Today is the first Monday of September, which in the United States and Canada (and only in the United States and Canada) is recognized as Pullman Strike. It is celebrated today at the behest of state and federal governments, and the business unionists at the AF of L and
Change to Win (sic), who, after all, have always been happy to suck up to State power in the name of a juicy private-public partnership. The real labor holiday in the United States is, of course, International Worker’s Day, celebrated each year on May Day, a wildcat holiday declared by labor radicals and celebrated not by edicts handed down from on high but by common consent of workers who just refused to show up for work on their holiday.
As much as I enjoy celebrating labor radicalism, today is not the day for it; today belongs to the establishmentarian unionists and the government labor bureaucracy and the bosses who use union patronage as a means of control over workers. They made it and they can have it. In honor of this Gilded Age bait-and-switch, I offer the following thought, reprinted in Benjamin Tucker’s Instead of a Book, and now available online at the Fair Use Repository:
The recent strike at Carmaux, France, was followed by an agitation for compulsory arbitration of disputes between capital and labor. There was a lively fight over it in the French Chamber, which fortunately had the good sense to vote the measure down. Of all the demands made upon government in the interest of labor this is perhaps the most foolish. I wonder if it has ever occurred to the laborers who make it that to grant their desire would be to deny that cherished right to strike upon which they have insisted so strenuously and for so many years. Suppose, for instance, a body of operatives decide to strike in defence of an interest which they deem vital and to maintain which they are prepared and determined to struggle to the end. Immediately comes along the board of arbitration, which compels strikers and employers to present their case and then renders a decision. Suppose the decision is adverse to the strikers. They are bound to accept it, the arbitration being compulsory, or suffer the penalty,—for there is no law without a penalty. What then has become of their right to strike? It has been destroyed. They can ask for what they want; a higher power immediately decides whether they can have it; and from this decision there is no appeal. Labor thus would be prohibited by law from struggling for its rights. And yet labor is so short-sighted that it asks for this very prohibition!
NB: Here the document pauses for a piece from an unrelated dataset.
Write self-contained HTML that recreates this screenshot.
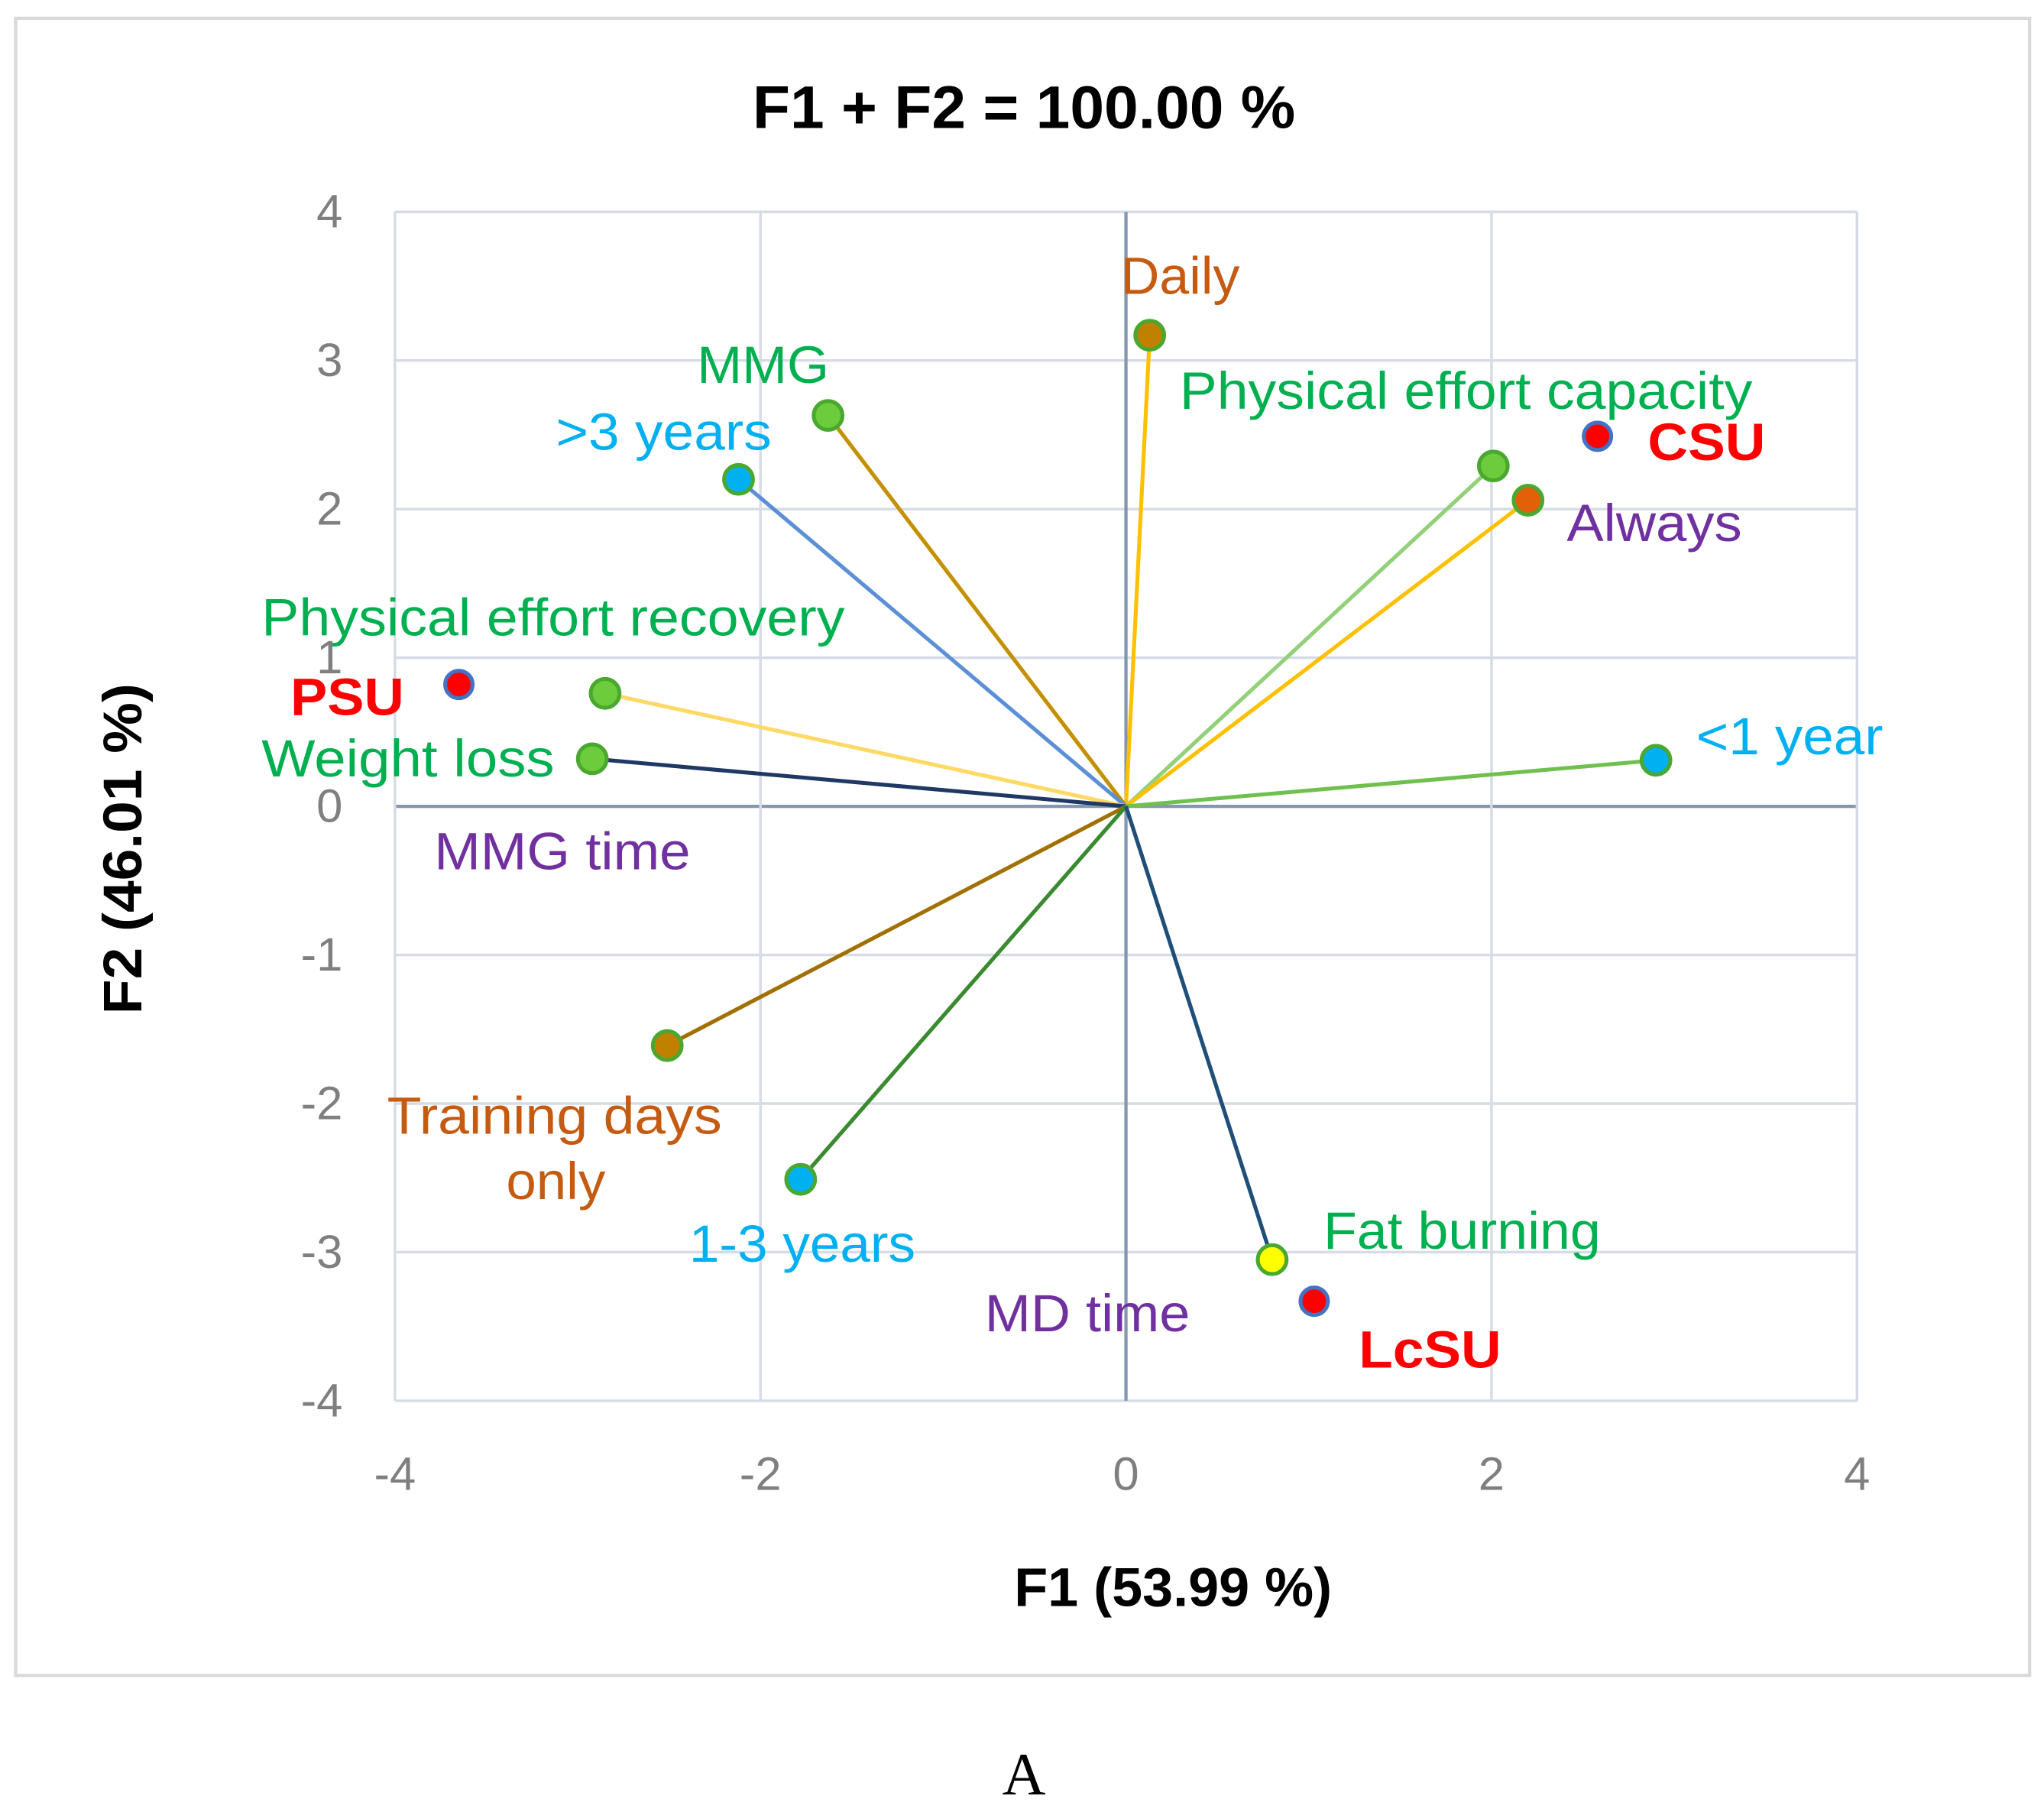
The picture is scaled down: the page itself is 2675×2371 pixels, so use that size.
<!DOCTYPE html>
<html><head><meta charset="utf-8"><style>
html,body{margin:0;padding:0;background:#fff;}
svg{display:block;}
text{font-family:"Liberation Sans",sans-serif;}
</style></head><body>
<svg id="chart" width="2675" height="2371" viewBox="0 0 1563 1385.4" preserveAspectRatio="none" xmlns="http://www.w3.org/2000/svg">
<rect x="12" y="14" width="1540" height="1267" fill="#fff" stroke="#d9d9d9" stroke-width="2.5"/>
<text x="783" y="82" font-size="46" font-weight="bold" text-anchor="middle" dominant-baseline="central" textLength="415" lengthAdjust="spacingAndGlyphs">F1 + F2 = 100.00 %</text>
<g id="grid"></g>
<g id="ticks"></g>
<g id="vectors"></g>
<g id="points"></g>
<g id="labels"></g>
<text x="897" y="1214" font-size="42" font-weight="bold" text-anchor="middle" dominant-baseline="central" textLength="243" lengthAdjust="spacingAndGlyphs">F1 (53.99 %)</text>
<text transform="translate(94,649) rotate(-90)" font-size="42" font-weight="bold" text-anchor="middle" dominant-baseline="central" textLength="253" lengthAdjust="spacingAndGlyphs">F2 (46.01 %)</text>
<text x="783" y="1357" font-size="46" text-anchor="middle" dominant-baseline="central" style="font-family:'Liberation Serif',serif">A</text>
</svg>
<script>
const names = ["Daily","MMG",">3 years","Physical effort capacity","Always","CSU","PSU","Physical effort recovery","Weight loss","<1 year","Training days only","1-3 years","Fat burning","LcSU"];
const f1 = [0.13,-1.63,-2.12,2.01,2.20,2.58,-3.65,-2.85,-2.92,2.90,-2.51,-1.78,0.80,1.03];
const f2 = [3.17,2.63,2.20,2.29,2.06,2.49,0.82,0.76,0.32,0.31,-1.61,-2.51,-3.05,-3.33];
const hasVector = [1,1,1,1,1,0,0,1,1,1,1,1,1,0];
const ticks = [-4,-3,-2,-1,0,1,2,3,4];
const xTicks = [-4,-2,0,2,4];
const lineColors = ["#ffc000","#c49000","#5b8fd6","#92d07a","#ffc000","","","#ffd966","#1f3864","#70c050","#a07000","#3a8a30","#1f4e79",""];
const fillColors = ["#c08000","#6ccc3c","#00b0f0","#6ccc3c","#e2600a","#ff0000","#ff0000","#6ccc3c","#6ccc3c","#00b0f0","#c08000","#00b0f0","#ffff00","#ff0000"];
const edgeColors = ["#4aa830","#4aa830","#4aa830","#4aa830","#4aa830","#4472c4","#4472c4","#4aa830","#4aa830","#4aa830","#4aa830","#4aa830","#4aa830","#4472c4"];

const NS="http://www.w3.org/2000/svg";
const X0=302,X1=1420,Y0=1071,Y1=162;
function sx(v){return X0+(v+4)/8*(X1-X0);}
function sy(v){return Y0-(v+4)/8*(Y0-Y1);}
function mk(tag,attrs,parent){const e=document.createElementNS(NS,tag);for(const k in attrs)e.setAttribute(k,attrs[k]);parent.appendChild(e);return e;}
const grid=document.getElementById('grid'),tk=document.getElementById('ticks'),vec=document.getElementById('vectors'),pts=document.getElementById('points'),lab=document.getElementById('labels');
ticks.forEach(t=>{
  const l=mk('line',{x1:X0,x2:X1,y1:sy(t),y2:sy(t),stroke:t===0?'#8497b0':'#d6dce5','stroke-width':t===0?2.5:2},grid);
  
  
  const tx=mk('text',{x:262,y:sy(t),'font-size':36,fill:'#7f7f7f','text-anchor':'end','dominant-baseline':'central'},tk);
  tx.textContent=t;
  
  
});
xTicks.forEach(t=>{
  const l=mk('line',{x1:sx(t),x2:sx(t),y1:Y1,y2:Y0,stroke:t===0?'#8497b0':'#d6dce5','stroke-width':t===0?2.5:2},grid);
  
  
  const tx=mk('text',{x:sx(t),y:1127,'font-size':36,fill:'#7f7f7f','text-anchor':'middle','dominant-baseline':'central'},tk);
  tx.textContent=t;
  
  
});
names.forEach((n,i)=>{
  if(hasVector[i]){
    const l=mk('line',{x1:sx(0),y1:sy(0),x2:sx(f1[i]),y2:sy(f2[i]),stroke:lineColors[i],'stroke-width':3},vec);
    
    
  }
  const c=mk('circle',{cx:sx(f1[i]),cy:sy(f2[i]),r:hasVector[i]?11:10.5,fill:fillColors[i],stroke:edgeColors[i],'stroke-width':3},pts);
  
  
});
// label placements: [text, x-left, y-center, width, color, bold]
const labelText=["Daily","MMG",">3 years","Physical effort capacity","CSU","Always","Physical effort recovery","PSU","Weight loss","<1 year","MMG time","Training days","only","1-3 years","Fat burning","MD time","LcSU"];
const lx=[857,533,425,902,1260,1198,200,222,200,1297,332,296,387,527,1012,753,1039];
const ly=[211,279,330,299,338,400,472,533,580,563,651,853,903,951,941,1004,1032];
const lw=[91,101,165,438,90,134,446,87,224,143,196,256,76,173,212,157,109];
const lc=["#c55a11","#00b050","#00b0f0","#00b050","#ff0000","#7030a0","#00b050","#ff0000","#00b050","#00b0f0","#7030a0","#c55a11","#c55a11","#00b0f0","#00b050","#7030a0","#ff0000"];
const lb=[0,0,0,0,1,0,0,1,0,0,0,0,0,0,0,0,1];
labelText.forEach((t,i)=>{
  const e=mk('text',{x:lx[i],y:ly[i],'font-size':40,fill:lc[i],'font-weight':lb[i]?'bold':'normal','dominant-baseline':'central',textLength:lw[i],lengthAdjust:'spacingAndGlyphs'},lab);
  e.textContent=t;
  
  
});
</script>
</body></html>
Elsewhere, at Hit and Run, BTS wonders:
I never quite understood why most mainline libertarians despise unions so. Don’t workers have as much a right to free association as the next guy?
In reply, Franklin Harris informs us us that:
In theory, yes, but I really doubt unions in anything like their current form could exist without the legal protections given them by the government — laws that force businesses to recognize and deal with unions once they have organized.
Kevin Carson has an excellent reply, which you should read in its entirety. For myself, I’d just like to say that I also
doubt unions in anything like their current form could exist without the legal protections given them by the government. That’s one of the chief reasons labor unionists should want those legal protections abolished. Without that legal patronage, it’s much more likely that unions would exist in something more like the form they existed in for the sixty-odd years that they existed from the beginnings of the American labor movement until the establishment of government-regulated unionism in 1935. Which would be quite a step forward, not backward, for organized labor.
Are you cold, forelorn, and hungry?
Are there lots of things you lack?
Is your life made up of misery?
Then dump the bosses off your back!
—John Brill (1916)
Updated 2007-09-04: Fixed an inaccuracy. Don’t forget Canada!